> SOURCE EXCERPT:
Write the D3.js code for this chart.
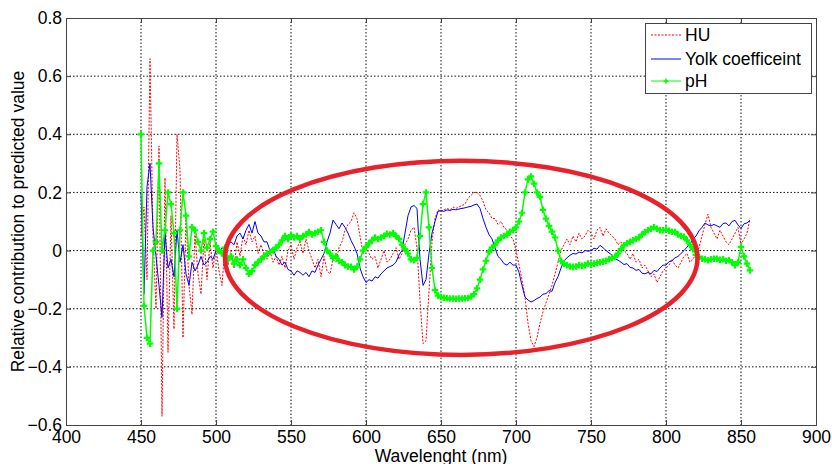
<!DOCTYPE html>
<html>
<head>
<meta charset="utf-8">
<script src="https://cdn.jsdelivr.net/npm/d3@7"></script>
<style>
  html, body { margin: 0; padding: 0; background: #fff; }
  svg text { font-family: "Liberation Sans", Arial, sans-serif; }
</style>
</head>
<body>
<svg id="chart" width="832" height="464"></svg>
<script>
// ---- data ----
const wavelengths = d3.range(450, 857, 2);   // nm, 450..856

const huValues = [
  0.05, 0.15, -0.10, 0.66, 0.05, -0.20, 0.36, -0.57, 0.25, -0.35,
  0.12, -0.27, 0.40, 0.28, -0.30, 0.12, -0.12, -0.22, 0.06, -0.08,
  -0.15, 0.04, -0.10, 0.03, -0.06, 0.01, -0.07, -0.12, 0.02, -0.05,
  0.00, -0.06, 0.03, -0.02, 0.05, 0.02, 0.07, 0.03, 0.05, -0.01,
  0.02, -0.01, -0.03, 0.00, -0.04, -0.02, -0.05, -0.02, -0.06, 0.00,
  0.02, -0.03, 0.01, 0.03, -0.01, 0.04, 0.00, -0.03, -0.06, -0.03,
  -0.09, -0.02, -0.07, -0.08, -0.03, -0.04, 0.01, 0.03, 0.07, 0.09,
  0.10, 0.13, 0.11, 0.05, -0.01, 0.01, -0.01, -0.03, -0.02, -0.06,
  -0.03, 0.00, -0.04, -0.03, -0.01, 0.01, -0.03, -0.01, 0.02, 0.04,
  0.07, 0.08, 0.01, -0.17, -0.32, -0.31, -0.14, 0.03, 0.11, 0.14,
  0.135, 0.14, 0.145, 0.14, 0.15, 0.145, 0.15, 0.155, 0.16, 0.18,
  0.19, 0.20, 0.20, 0.19, 0.17, 0.14, 0.13, 0.11, 0.11, 0.09,
  0.10, 0.08, 0.07, 0.05, 0.04, 0.00, -0.05, -0.10, -0.16, -0.25,
  -0.31, -0.33, -0.30, -0.25, -0.21, -0.18, -0.15, -0.12, -0.08, -0.04,
  0.00, 0.02, 0.04, 0.02, 0.05, 0.03, 0.06, 0.04, 0.05, 0.07,
  0.06, 0.04, 0.07, 0.08, 0.05, 0.075, 0.06, 0.05, 0.04, 0.02,
  0.03, 0.00, -0.01, -0.03, -0.01, -0.04, -0.03, -0.06, -0.05, -0.07,
  -0.09, -0.08, -0.11, -0.09, -0.07, -0.06, -0.05, -0.03, -0.05, -0.06,
  -0.04, -0.02, -0.01, -0.04, -0.03, -0.01, 0.01, 0.05, 0.09, 0.125,
  0.08, 0.06, 0.04, 0.07, 0.05, 0.03, 0.02, 0.04, 0.06, 0.08,
  0.02, 0.04, 0.06, 0.11
];

const yolkValues = [
  0.20, -0.15, 0.22, 0.30, 0.08, -0.02, -0.12, -0.23, 0.06, -0.06,
  -0.03, -0.09, 0.07, -0.04, 0.02, -0.08, -0.12, -0.04, -0.07, -0.05,
  -0.02, -0.05, -0.04, -0.02, -0.03, 0.00, -0.01, 0.01, 0.00, 0.02,
  0.03, 0.02, 0.05, 0.06, 0.04, 0.07, 0.09, 0.06, 0.10, 0.06,
  0.05, 0.03, 0.03, 0.00, 0.01, -0.02, -0.03, -0.05, -0.04, -0.065,
  -0.07, -0.085, -0.07, -0.075, -0.085, -0.075, -0.09, -0.07, -0.075, -0.05,
  -0.03, -0.01, 0.03, 0.06, 0.105, 0.09, 0.075, 0.095, 0.08, 0.06,
  0.035, 0.015, -0.01, -0.06, -0.09, -0.11, -0.10, -0.105, -0.09, -0.095,
  -0.08, -0.07, -0.06, -0.055, -0.05, -0.04, -0.015, 0.00, 0.06, 0.12,
  0.15, 0.155, 0.145, -0.03, -0.12, -0.10, -0.01, 0.06, 0.10, 0.135,
  0.137, 0.135, 0.14, 0.138, 0.142, 0.14, 0.143, 0.145, 0.147, 0.15,
  0.152, 0.157, 0.16, 0.145, 0.11, 0.08, 0.055, 0.04, 0.01, -0.02,
  -0.03, -0.045, -0.05, -0.04, -0.05, -0.05, -0.075, -0.12, -0.16, -0.17,
  -0.177, -0.172, -0.165, -0.16, -0.15, -0.148, -0.138, -0.14, -0.11, -0.09,
  -0.06, -0.035, -0.025, -0.016, -0.01, -0.012, -0.005, -0.008, 0.0, -0.002,
  0.0, 0.008, 0.005, 0.018, 0.01, 0.0, -0.008, -0.015, -0.028, -0.033,
  -0.04, -0.048, -0.045, -0.058, -0.06, -0.068, -0.065, -0.078, -0.08, -0.075,
  -0.08, -0.068, -0.072, -0.06, -0.05, -0.05, -0.038, -0.035, -0.025, -0.02,
  -0.01, 0.0, 0.012, 0.022, 0.04, 0.05, 0.068, 0.08, 0.095, 0.088,
  0.085, 0.09, 0.085, 0.08, 0.093, 0.095, 0.085, 0.1, 0.104, 0.088,
  0.076, 0.092, 0.095, 0.104
];

const phValues = [
  0.40, -0.19, -0.30, -0.32, 0.00, 0.03, 0.30, 0.00, 0.07, 0.20,
  0.16, 0.06, -0.20, 0.07, 0.20, 0.12, -0.02, 0.08, 0.07, 0.03,
  0.00, 0.06, 0.01, 0.04, 0.065, 0.015, 0.00, -0.01, 0.01, -0.03,
  -0.02, -0.045, -0.03, -0.05, -0.03, -0.06, -0.08, -0.07, -0.05, -0.04,
  -0.03, -0.02, -0.01, -0.005, 0.00, 0.01, 0.02, 0.035, 0.05, 0.04,
  0.053, 0.045, 0.05, 0.04, 0.05, 0.055, 0.064, 0.055, 0.06, 0.065,
  0.07, 0.03, 0.00, -0.01, -0.025, -0.02, -0.035, -0.04, -0.05, -0.055,
  -0.056, -0.065, -0.055, -0.03, 0.00, 0.013, 0.025, 0.035, 0.045, 0.04,
  0.045, 0.05, 0.058, 0.055, 0.06, 0.05, 0.04, 0.02, 0.005, -0.01,
  -0.03, -0.033, -0.025, 0.05, 0.16, 0.20, 0.08, -0.06, -0.136, -0.155,
  -0.16, -0.162, -0.164, -0.165, -0.165, -0.166, -0.165, -0.165, -0.164, -0.163,
  -0.158, -0.15, -0.13, -0.10, -0.065, -0.035, -0.005, 0.01, 0.02, 0.035,
  0.045, 0.05, 0.055, 0.065, 0.07, 0.08, 0.10, 0.13, 0.20, 0.245,
  0.255, 0.23, 0.20, 0.185, 0.14, 0.11, 0.085, 0.065, 0.045, 0.00,
  -0.035, -0.045, -0.05, -0.055, -0.056, -0.055, -0.05, -0.052, -0.05, -0.045,
  -0.048, -0.045, -0.042, -0.04, -0.038, -0.035, -0.03, -0.025, -0.022, -0.01,
  0.005, 0.018, 0.025, 0.03, 0.035, 0.04, 0.045, 0.055, 0.064, 0.07,
  0.075, 0.08, 0.075, 0.07, 0.07, 0.072, 0.068, 0.065, 0.064, 0.055,
  0.05, 0.047, 0.035, 0.02, 0.005, -0.015, -0.022, -0.028, -0.03, -0.033,
  -0.03, -0.028, -0.028, -0.032, -0.03, -0.035, -0.033, -0.04, -0.05, -0.04,
  0.013, -0.02, -0.045, -0.068
];

const xTicks = [400, 450, 500, 550, 600, 650, 700, 750, 800, 850, 900];
const yTicks = [-0.6, -0.4, -0.2, 0, 0.2, 0.4, 0.6, 0.8];
const seriesNames = ["HU", "Yolk coefficeint", "pH"];
// highlighted region (ellipse): center and semi-axes in data units
const ellipseCenter = [663.5, -0.025];
const ellipseRadii = [157.5, 0.334];

// ---- layout ----
const svg = d3.select("#chart");
const L = 66, R = 816, T = 18, B = 425;
const x = d3.scaleLinear().domain([400, 900]).range([L, R]);
const y = d3.scaleLinear().domain([-0.6, 0.8]).range([B, T]);
const fontSize = "17.5px";

// grid
const grid = svg.append("g");
xTicks.slice(1, -1).forEach(t => {
  grid.append("line").attr("x1", x(t)).attr("x2", x(t)).attr("y1", T).attr("y2", B)
    .attr("stroke", "#111").attr("stroke-width", 1).attr("stroke-dasharray", "1.5,2");
});
yTicks.slice(1, -1).forEach(t => {
  grid.append("line").attr("x1", L).attr("x2", R).attr("y1", y(t)).attr("y2", y(t))
    .attr("stroke", "#111").attr("stroke-width", 1).attr("stroke-dasharray", "1.5,2");
});

// axes
const fmtY = d => d === 0 ? "0" : d3.format(".1f")(d);
const axB = svg.append("g").attr("transform", `translate(0,${B})`)
  .call(d3.axisBottom(x).tickValues(xTicks).tickSize(-5).tickPadding(6).tickFormat(d3.format("d")));
const axL = svg.append("g").attr("transform", `translate(${L},0)`)
  .call(d3.axisLeft(y).tickValues(yTicks).tickSize(-5).tickPadding(4).tickFormat(fmtY));
const axT = svg.append("g").attr("transform", `translate(0,${T})`)
  .call(d3.axisTop(x).tickValues(xTicks).tickSize(-5).tickFormat(""));
const axR = svg.append("g").attr("transform", `translate(${R},0)`)
  .call(d3.axisRight(y).tickValues(yTicks).tickSize(-5).tickFormat(""));
[axB, axL, axT, axR].forEach(a => {
  a.selectAll("path.domain").attr("stroke", "#444").attr("stroke-width", 1);
  a.selectAll(".tick line").attr("stroke", "#444");
  a.selectAll("text").attr("fill", "#000").style("font-size", fontSize)
    .style("font-family", "'Liberation Sans', Arial, sans-serif");
});

// series
const line = vals => d3.line().x((d, i) => x(wavelengths[i])).y(d => y(d))(vals);
svg.append("path").attr("d", line(huValues)).attr("fill", "none")
  .attr("stroke", "#ff0000").attr("stroke-width", 1).attr("stroke-dasharray", "2,1.5");
svg.append("path").attr("d", line(yolkValues)).attr("fill", "none")
  .attr("stroke", "#0000ff").attr("stroke-width", 1);
svg.append("path").attr("d", line(phValues)).attr("fill", "none")
  .attr("stroke", "#00ff00").attr("stroke-width", 1.5);
const cross = d3.symbol().type(d3.symbolCross).size(24)();
svg.append("g").selectAll("path").data(phValues).join("path")
  .attr("d", cross)
  .attr("transform", (d, i) => `translate(${x(wavelengths[i])},${y(d)})`)
  .attr("fill", "#00ff00");

// highlight ellipse
svg.append("ellipse")
  .attr("cx", x(ellipseCenter[0])).attr("cy", y(ellipseCenter[1]))
  .attr("rx", x(ellipseCenter[0] + ellipseRadii[0]) - x(ellipseCenter[0]))
  .attr("ry", y(ellipseCenter[1]) - y(ellipseCenter[1] + ellipseRadii[1]))
  .attr("fill", "none").attr("stroke", "#e8212a").attr("stroke-width", 4.5);

// axis titles
svg.append("text").attr("x", (L + R) / 2).attr("y", 462).attr("text-anchor", "middle")
  .style("font-size", fontSize).text("Wavelenght (nm)");
svg.append("text").attr("transform", `translate(24,${(T + B) / 2}) rotate(-90)`)
  .attr("text-anchor", "middle").style("font-size", fontSize)
  .text("Relative contribution to predicted value");

// legend
const lg = svg.append("g");
lg.append("rect").attr("x", 645.5).attr("y", 23.5).attr("width", 166).attr("height", 70)
  .attr("fill", "#fff").attr("stroke", "#444").attr("stroke-width", 1);
const rows = [35, 59, 81];
const styles = [
  {c: "#ff0000", dash: "2,1.5"},
  {c: "#0000ff", dash: null},
  {c: "#00ff00", dash: null}
];
seriesNames.forEach((name, i) => {
  lg.append("line").attr("x1", 651).attr("x2", 681).attr("y1", rows[i]).attr("y2", rows[i])
    .attr("stroke", styles[i].c).attr("stroke-width", 1)
    .attr("stroke-dasharray", styles[i].dash);
  if (i === 2) {
    lg.append("path").attr("d", d3.symbol().type(d3.symbolCross).size(13)())
      .attr("transform", `translate(666,${rows[i]})`).attr("fill", "#00ff00");
  }
  lg.append("text").attr("x", 685).attr("y", rows[i]).attr("dy", "0.36em")
    .style("font-size", fontSize).text(name);
});
</script>
</body>
</html>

> SET PROBLEM: Leave out any pictures and return exactly the lines from the beginning of the data through the line with "const wavelengths = d3.range(450, 857, 2);", inclusive.

> RESPONSE TO THIS TASK:
Write the D3.js code for this chart.
<!DOCTYPE html>
<html>
<head>
<meta charset="utf-8">
<script src="https://cdn.jsdelivr.net/npm/d3@7"></script>
<style>
  html, body { margin: 0; padding: 0; background: #fff; }
  svg text { font-family: "Liberation Sans", Arial, sans-serif; }
</style>
</head>
<body>
<svg id="chart" width="832" height="464"></svg>
<script>
// ---- data ----
const wavelengths = d3.range(450, 857, 2);   // nm, 450..856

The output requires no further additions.